The Trust Problem Hiding in Plain Sight
The data shows 70% of leaders trust AI for decisions. But research across the broader B2B landscape tells a different story at the operational level: while 81% of sales teams have implemented or are experimenting with AI, only 19% of reps actually use the AI features built into their tools.
That's a massive trust gap between leadership and the front line.
Meanwhile, pipeline accuracy research shows AI can lift forecast accuracy from 24% to 76% — but only when the underlying data is clean. The biggest driver of forecast accuracy isn't the AI model. It's data quality. And data quality in most CRMs is... aspirational.

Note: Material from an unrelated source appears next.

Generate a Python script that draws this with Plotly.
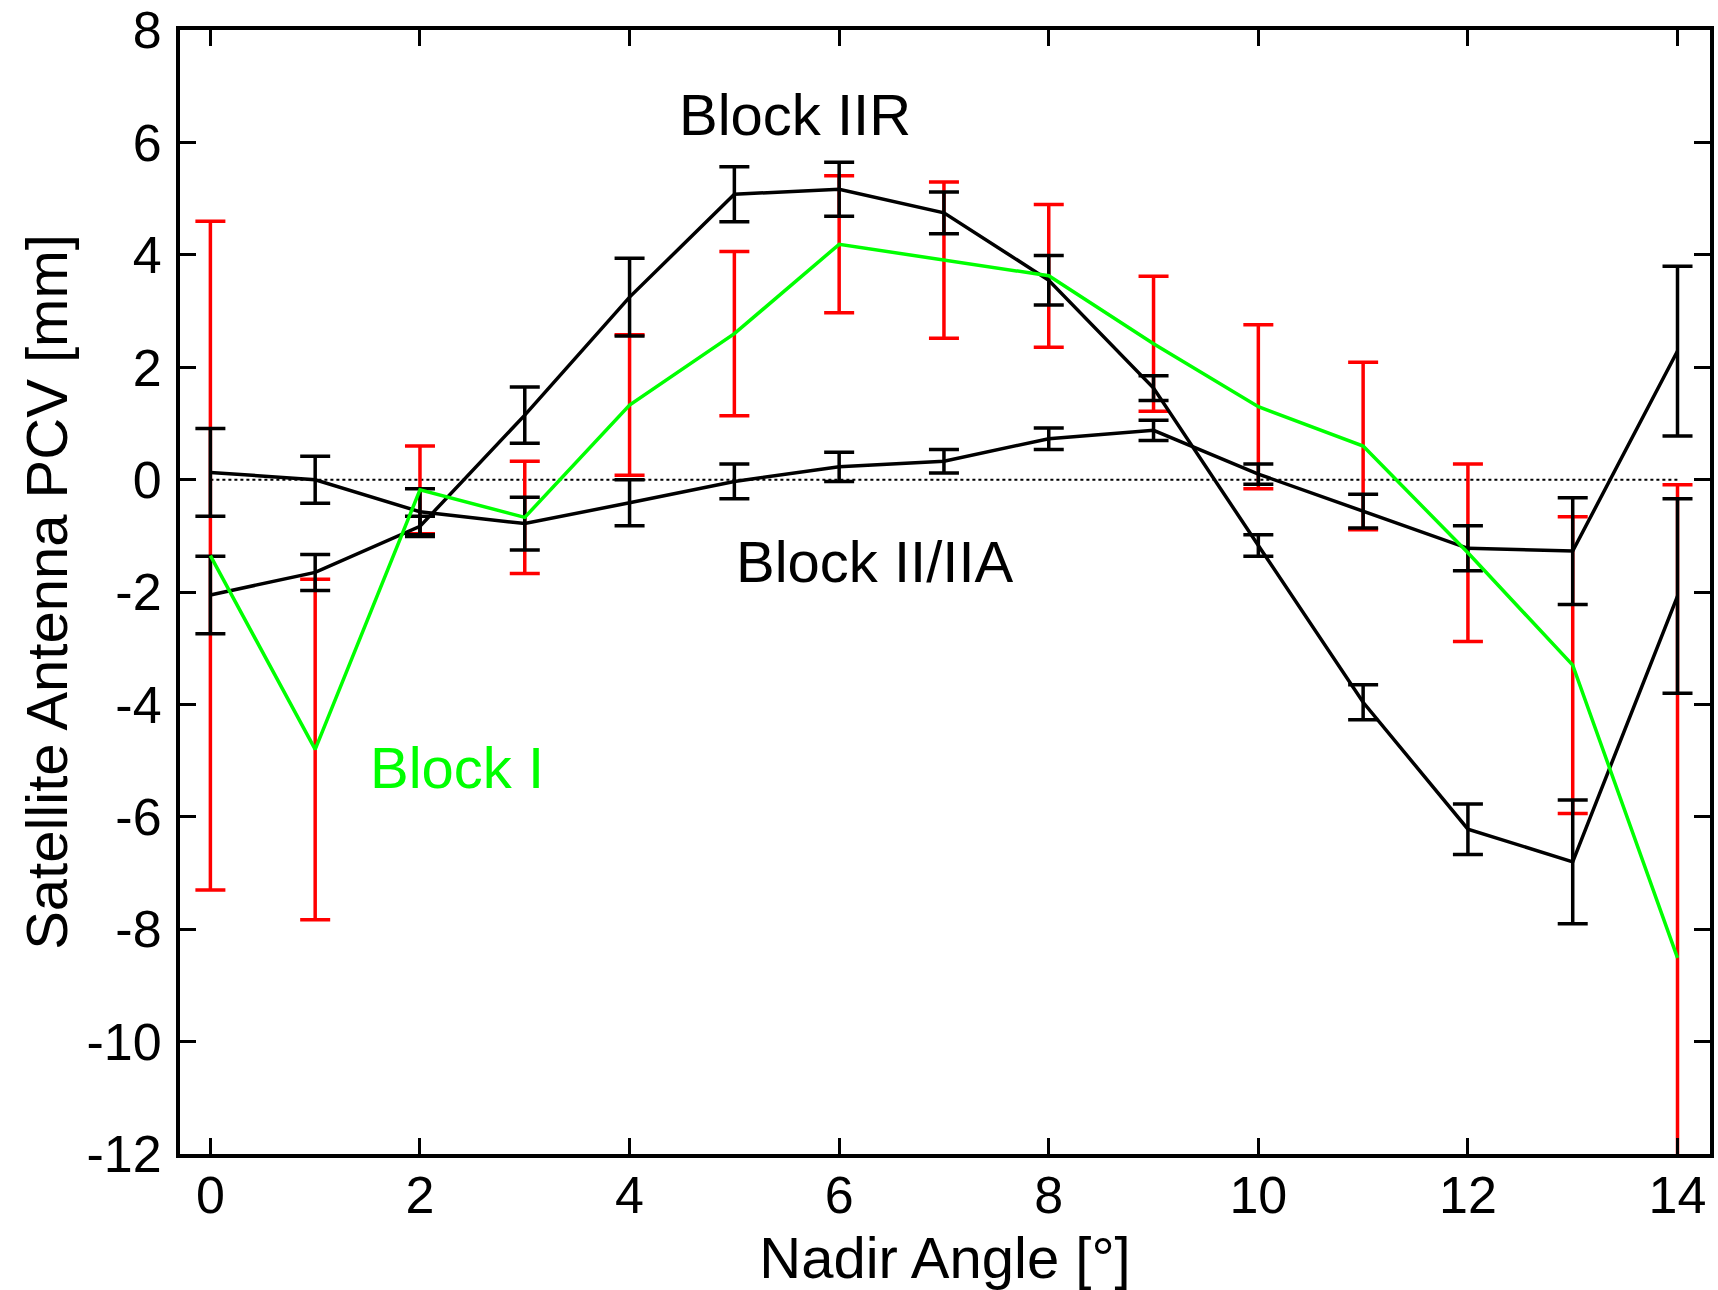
import plotly.graph_objects as go

nadir = [0, 1, 2, 3, 4, 5, 6, 7, 8, 9, 10, 11, 12, 13, 14]

block_ii_iia = [0.13, 0.0, -0.57, -0.78, -0.41, -0.03, 0.23, 0.33, 0.73, 0.88, 0.10, -0.56, -1.22, -1.27, 2.29]
block_ii_iia_err = [0.78, 0.42, 0.41, 0.47, 0.41, 0.31, 0.26, 0.21, 0.19, 0.18, 0.18, 0.30, 0.40, 0.95, 1.51]

block_iir = [-2.05, -1.65, -0.83, 1.15, 3.25, 5.08, 5.17, 4.75, 3.55, 1.63, -1.17, -3.96, -6.22, -6.80, -2.07]
block_iir_err = [0.69, 0.32, 0.18, 0.50, 0.69, 0.49, 0.48, 0.37, 0.44, 0.22, 0.19, 0.31, 0.45, 1.10, 1.73]

block_i = [-1.35, -4.80, -0.18, -0.67, 1.33, 2.60, 4.19, 3.91, 3.63, 2.42, 1.30, 0.60, -1.30, -3.30, -8.51]
block_i_err = [5.95, 3.03, 0.78, 1.00, 1.25, 1.46, 1.22, 1.39, 1.27, 1.20, 1.46, 1.49, 1.58, 2.64, 8.42]

zero_x = [0, 14]
zero_y = [0, 0]

x_ticks = [0, 2, 4, 6, 8, 10, 12, 14]
y_ticks = [8, 6, 4, 2, 0, -2, -4, -6, -8, -10, -12]

FONT = "Liberation Sans, Arial, Helvetica, sans-serif"

fig = go.Figure()

# zero reference line
fig.add_trace(go.Scatter(x=zero_x, y=zero_y, mode="lines",
                         line=dict(color="black", width=2, dash="dot"),
                         showlegend=False, hoverinfo="skip"))

# Block I error bars (red)
fig.add_trace(go.Scatter(x=nadir, y=block_i, mode="markers",
                         marker=dict(size=1, opacity=0),
                         error_y=dict(type="data", array=block_i_err, color="#ff0000",
                                      thickness=3.5, width=15),
                         showlegend=False, name="Block I"))

# Block II/IIA
fig.add_trace(go.Scatter(x=nadir, y=block_ii_iia, mode="lines",
                         line=dict(color="black", width=3.5),
                         error_y=dict(type="data", array=block_ii_iia_err, color="black",
                                      thickness=3.5, width=15),
                         showlegend=False, name="Block II/IIA"))

# Block IIR
fig.add_trace(go.Scatter(x=nadir, y=block_iir, mode="lines",
                         line=dict(color="black", width=3.5),
                         error_y=dict(type="data", array=block_iir_err, color="black",
                                      thickness=3.5, width=15),
                         showlegend=False, name="Block IIR"))

# Block I line (green)
fig.add_trace(go.Scatter(x=nadir, y=block_i, mode="lines",
                         line=dict(color="#00ff00", width=3.5),
                         showlegend=False, name="Block I"))

fig.add_annotation(x=5.58, y=6.5, text="Block IIR", showarrow=False,
                   font=dict(size=58, color="black", family=FONT))
fig.add_annotation(x=6.34, y=-1.45, text="Block II/IIA", showarrow=False,
                   font=dict(size=58, color="black", family=FONT))
fig.add_annotation(x=2.35, y=-5.12, text="Block I", showarrow=False,
                   font=dict(size=58, color="#00ff00", family=FONT))

axis_common = dict(
    showgrid=False, zeroline=False, automargin=False,
    showline=True, linecolor="black", linewidth=4, mirror="allticks",
    ticks="inside", ticklen=16, tickwidth=3, tickcolor="black",
    tickfont=dict(size=52, color="black", family=FONT),
)

fig.update_layout(
    width=1718, height=1290,
    margin=dict(l=180, r=8, t=30, b=136),
    paper_bgcolor="white", plot_bgcolor="white",
    font=dict(family=FONT, color="black"),
    xaxis=dict(range=[-0.29, 14.31], tickvals=x_ticks, ticktext=[str(v) for v in x_ticks],
               title=dict(text="Nadir Angle [°]", font=dict(size=58, family=FONT), standoff=16),
               ticklabelstandoff=-7, **axis_common),
    yaxis=dict(range=[-12, 8.004], tickvals=y_ticks, ticktext=[str(v) for v in y_ticks],
               title=dict(text="Satellite Antenna PCV [mm]", font=dict(size=58, family=FONT), standoff=1),
               ticklabelstandoff=4, **axis_common),
)

fig.write_html("out.html")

This creates a dangerous feedback loop: leaders trust AI outputs, but those outputs are built on CRM data that reps don't trust enough to maintain accurately. The AI becomes a confidence amplifier for unreliable inputs.
Trust in AI without trust in the underlying evidence is just automation bias with better dashboards.
What Execution Intelligence Changes
This is where the conversation needs to evolve — from "should we trust AI?" to "what should AI be trusted with?"
The organizations getting this right share a pattern: they don't ask AI to predict outcomes from CRM fields. They use AI to extract evidence from where it actually lives — in sales conversations, meeting transcripts, and buyer interactions — and then measure execution quality against that evidence.
This approach represents a fundamental design shift. Rather than trusting what a rep types into a stage field, the system extracts structured signals from actual conversations: need confirmation, authority mapping, timeline commitments, budget indicators. These signals feed into execution scoring that assesses deal health independently of CRM self-reporting.
When the CRM stage says "Commit" but conversation signals show unresolved authority questions and hedged budget language, the divergence becomes visible. It's not AI making the decision — it's AI surfacing the evidence so humans can make better decisions.
This distinction matters. The 70% of leaders who trust AI aren't wrong to trust it. They're wrong to trust it without an evidence layer. The winning architecture isn't AI replacing judgment — it's AI informing judgment with signals that humans reliably miss or fail to self-report.
The Playbook for 2026
The data points to a clear set of priorities for revenue leaders navigating this shift:
Stop measuring AI by activity output. Calls logged, emails sent, and meetings booked are vanity metrics. Measure whether AI is improving execution quality — are reps having the right conversations with the right people about the right problems?
Close the leadership-frontline trust gap. If your reps aren't using the AI features you're paying for, the problem isn't training. It's that the tools aren't earning trust at the point of execution. AI that adds work (more fields, more dashboards, more alerts) will be ignored. AI that removes friction and surfaces actionable insight will be adopted.
Invest in evidence, not just predictions. Forecast AI built on CRM fields inherits every bias and gap in those fields. The next generation of revenue intelligence extracts signals from conversations — the actual moments where deals advance or stall — and uses those as the foundation for scoring, forecasting, and risk detection.
Audit your AI's evidence chain. When your AI recommends a deal is at risk or a forecast number should change, can you trace that recommendation back to specific conversation signals? If not, you're trusting a black box. And a black box that's right 70% of the time is still wrong on 3 out of every 10 deals in your pipeline.
The age of AI in revenue isn't coming. According to the data, 70% of your peers already trust it to make decisions. The question isn't whether to join them. It's whether you'll build the evidence infrastructure that makes that trust deserved.